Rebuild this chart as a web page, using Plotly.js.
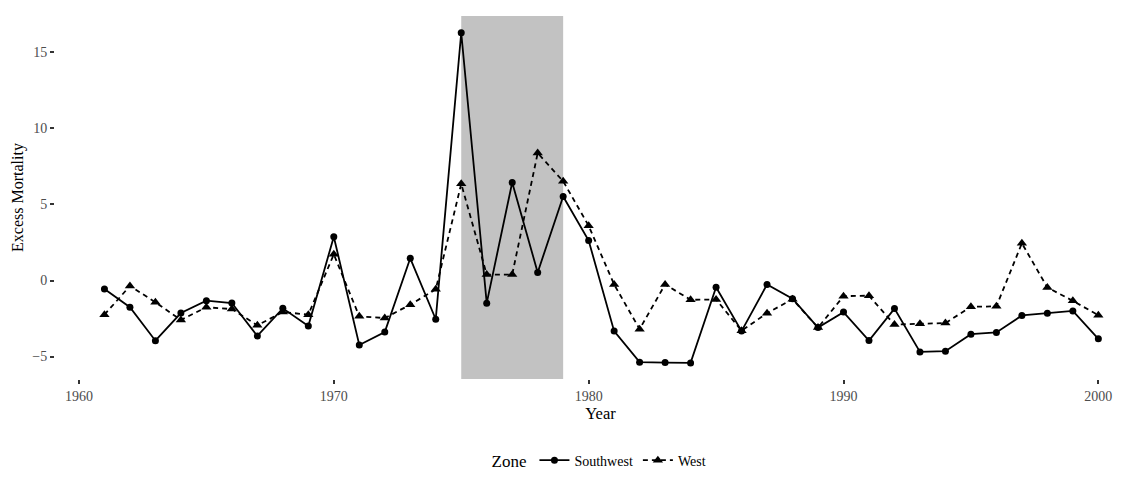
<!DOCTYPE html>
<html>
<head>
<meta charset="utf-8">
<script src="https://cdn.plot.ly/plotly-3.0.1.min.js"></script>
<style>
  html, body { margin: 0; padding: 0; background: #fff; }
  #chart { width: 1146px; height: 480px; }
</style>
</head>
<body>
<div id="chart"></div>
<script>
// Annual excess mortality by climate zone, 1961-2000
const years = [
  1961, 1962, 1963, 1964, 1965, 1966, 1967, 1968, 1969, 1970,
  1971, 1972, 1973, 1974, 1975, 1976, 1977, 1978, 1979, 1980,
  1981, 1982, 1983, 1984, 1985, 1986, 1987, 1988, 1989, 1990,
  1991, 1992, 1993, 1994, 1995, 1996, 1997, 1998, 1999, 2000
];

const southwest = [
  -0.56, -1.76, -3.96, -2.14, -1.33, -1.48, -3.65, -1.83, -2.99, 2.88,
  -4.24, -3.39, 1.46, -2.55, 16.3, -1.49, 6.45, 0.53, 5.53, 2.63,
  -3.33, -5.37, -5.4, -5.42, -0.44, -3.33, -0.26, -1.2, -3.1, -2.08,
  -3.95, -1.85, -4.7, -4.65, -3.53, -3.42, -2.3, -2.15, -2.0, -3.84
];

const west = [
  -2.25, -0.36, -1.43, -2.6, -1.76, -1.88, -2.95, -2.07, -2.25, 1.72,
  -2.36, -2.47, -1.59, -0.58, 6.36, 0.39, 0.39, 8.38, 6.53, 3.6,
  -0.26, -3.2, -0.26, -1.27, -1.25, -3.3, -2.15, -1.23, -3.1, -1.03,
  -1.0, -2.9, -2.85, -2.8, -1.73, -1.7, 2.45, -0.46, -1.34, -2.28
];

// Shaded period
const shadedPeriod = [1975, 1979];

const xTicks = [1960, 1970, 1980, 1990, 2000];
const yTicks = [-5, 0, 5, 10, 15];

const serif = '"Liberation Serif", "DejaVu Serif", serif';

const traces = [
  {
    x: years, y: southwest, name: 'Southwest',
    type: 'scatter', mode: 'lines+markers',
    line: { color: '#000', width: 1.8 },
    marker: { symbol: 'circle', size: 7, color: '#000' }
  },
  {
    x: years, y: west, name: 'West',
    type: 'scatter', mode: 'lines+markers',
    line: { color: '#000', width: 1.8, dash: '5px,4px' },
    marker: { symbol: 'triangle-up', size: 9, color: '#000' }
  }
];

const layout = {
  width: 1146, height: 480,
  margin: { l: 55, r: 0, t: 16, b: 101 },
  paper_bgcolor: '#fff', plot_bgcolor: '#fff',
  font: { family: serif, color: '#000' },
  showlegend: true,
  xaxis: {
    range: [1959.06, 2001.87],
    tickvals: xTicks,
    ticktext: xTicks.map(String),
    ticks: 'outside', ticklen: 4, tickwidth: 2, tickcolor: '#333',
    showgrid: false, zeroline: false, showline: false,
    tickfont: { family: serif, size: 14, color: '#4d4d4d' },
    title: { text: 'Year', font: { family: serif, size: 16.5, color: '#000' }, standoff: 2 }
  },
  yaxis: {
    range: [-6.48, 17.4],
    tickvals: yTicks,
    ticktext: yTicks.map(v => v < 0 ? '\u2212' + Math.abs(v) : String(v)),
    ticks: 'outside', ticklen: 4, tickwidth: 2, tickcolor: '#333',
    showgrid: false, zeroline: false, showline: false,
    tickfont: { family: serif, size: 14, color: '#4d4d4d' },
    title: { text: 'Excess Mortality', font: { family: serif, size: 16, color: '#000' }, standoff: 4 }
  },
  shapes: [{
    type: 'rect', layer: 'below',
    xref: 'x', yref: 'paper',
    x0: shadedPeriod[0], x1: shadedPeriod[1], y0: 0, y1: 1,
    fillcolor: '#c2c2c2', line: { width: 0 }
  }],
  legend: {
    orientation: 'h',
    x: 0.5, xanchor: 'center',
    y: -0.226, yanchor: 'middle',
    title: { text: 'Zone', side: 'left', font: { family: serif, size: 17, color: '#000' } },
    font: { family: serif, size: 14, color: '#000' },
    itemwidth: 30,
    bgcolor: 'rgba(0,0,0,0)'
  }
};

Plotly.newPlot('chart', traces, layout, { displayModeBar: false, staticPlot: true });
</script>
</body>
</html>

◇ ◇ ◇ ◇ ◇ ◇ ◇

Quote every line word for word and keep the images out of the copy.

RESULT OF THE TASK
Rebuild this chart as a web page, using Plotly.js.
<!DOCTYPE html>
<html>
<head>
<meta charset="utf-8">
<script src="https://cdn.plot.ly/plotly-3.0.1.min.js"></script>
<style>
  html, body { margin: 0; padding: 0; background: #fff; }
  #chart { width: 1146px; height: 480px; }
</style>
</head>
<body>
<div id="chart"></div>
<script>
// Annual excess mortality by climate zone, 1961-2000
const years = [
  1961, 1962, 1963, 1964, 1965, 1966, 1967, 1968, 1969, 1970,
  1971, 1972, 1973, 1974, 1975, 1976, 1977, 1978, 1979, 1980,
  1981, 1982, 1983, 1984, 1985, 1986, 1987, 1988, 1989, 1990,
  1991, 1992, 1993, 1994, 1995, 1996, 1997, 1998, 1999, 2000
];

const southwest = [
  -0.56, -1.76, -3.96, -2.14, -1.33, -1.48, -3.65, -1.83, -2.99, 2.88,
  -4.24, -3.39, 1.46, -2.55, 16.3, -1.49, 6.45, 0.53, 5.53, 2.63,
  -3.33, -5.37, -5.4, -5.42, -0.44, -3.33, -0.26, -1.2, -3.1, -2.08,
  -3.95, -1.85, -4.7, -4.65, -3.53, -3.42, -2.3, -2.15, -2.0, -3.84
];

const west = [
  -2.25, -0.36, -1.43, -2.6, -1.76, -1.88, -2.95, -2.07, -2.25, 1.72,
  -2.36, -2.47, -1.59, -0.58, 6.36, 0.39, 0.39, 8.38, 6.53, 3.6,
  -0.26, -3.2, -0.26, -1.27, -1.25, -3.3, -2.15, -1.23, -3.1, -1.03,
  -1.0, -2.9, -2.85, -2.8, -1.73, -1.7, 2.45, -0.46, -1.34, -2.28
];

// Shaded period
const shadedPeriod = [1975, 1979];

const xTicks = [1960, 1970, 1980, 1990, 2000];
const yTicks = [-5, 0, 5, 10, 15];

const serif = '"Liberation Serif", "DejaVu Serif", serif';

const traces = [
  {
    x: years, y: southwest, name: 'Southwest',
    type: 'scatter', mode: 'lines+markers',
    line: { color: '#000', width: 1.8 },
    marker: { symbol: 'circle', size: 7, color: '#000' }
  },
  {
    x: years, y: west, name: 'West',
    type: 'scatter', mode: 'lines+markers',
    line: { color: '#000', width: 1.8, dash: '5px,4px' },
    marker: { symbol: 'triangle-up', size: 9, color: '#000' }
  }
];

const layout = {
  width: 1146, height: 480,
  margin: { l: 55, r: 0, t: 16, b: 101 },
  paper_bgcolor: '#fff', plot_bgcolor: '#fff',
  font: { family: serif, color: '#000' },
  showlegend: true,
  xaxis: {
    range: [1959.06, 2001.87],
    tickvals: xTicks,
    ticktext: xTicks.map(String),
    ticks: 'outside', ticklen: 4, tickwidth: 2, tickcolor: '#333',
    showgrid: false, zeroline: false, showline: false,
    tickfont: { family: serif, size: 14, color: '#4d4d4d' },
    title: { text: 'Year', font: { family: serif, size: 16.5, color: '#000' }, standoff: 2 }
  },
  yaxis: {
    range: [-6.48, 17.4],
    tickvals: yTicks,
    ticktext: yTicks.map(v => v < 0 ? '\u2212' + Math.abs(v) : String(v)),
    ticks: 'outside', ticklen: 4, tickwidth: 2, tickcolor: '#333',
    showgrid: false, zeroline: false, showline: false,
    tickfont: { family: serif, size: 14, color: '#4d4d4d' },
    title: { text: 'Excess Mortality', font: { family: serif, size: 16, color: '#000' }, standoff: 4 }
  },
  shapes: [{
    type: 'rect', layer: 'below',
    xref: 'x', yref: 'paper',
    x0: shadedPeriod[0], x1: shadedPeriod[1], y0: 0, y1: 1,
    fillcolor: '#c2c2c2', line: { width: 0 }
  }],
  legend: {
    orientation: 'h',
    x: 0.5, xanchor: 'center',
    y: -0.226, yanchor: 'middle',
    title: { text: 'Zone', side: 'left', font: { family: serif, size: 17, color: '#000' } },
    font: { family: serif, size: 14, color: '#000' },
    itemwidth: 30,
    bgcolor: 'rgba(0,0,0,0)'
  }
};

Plotly.newPlot('chart', traces, layout, { displayModeBar: false, staticPlot: true });
</script>
</body>
</html>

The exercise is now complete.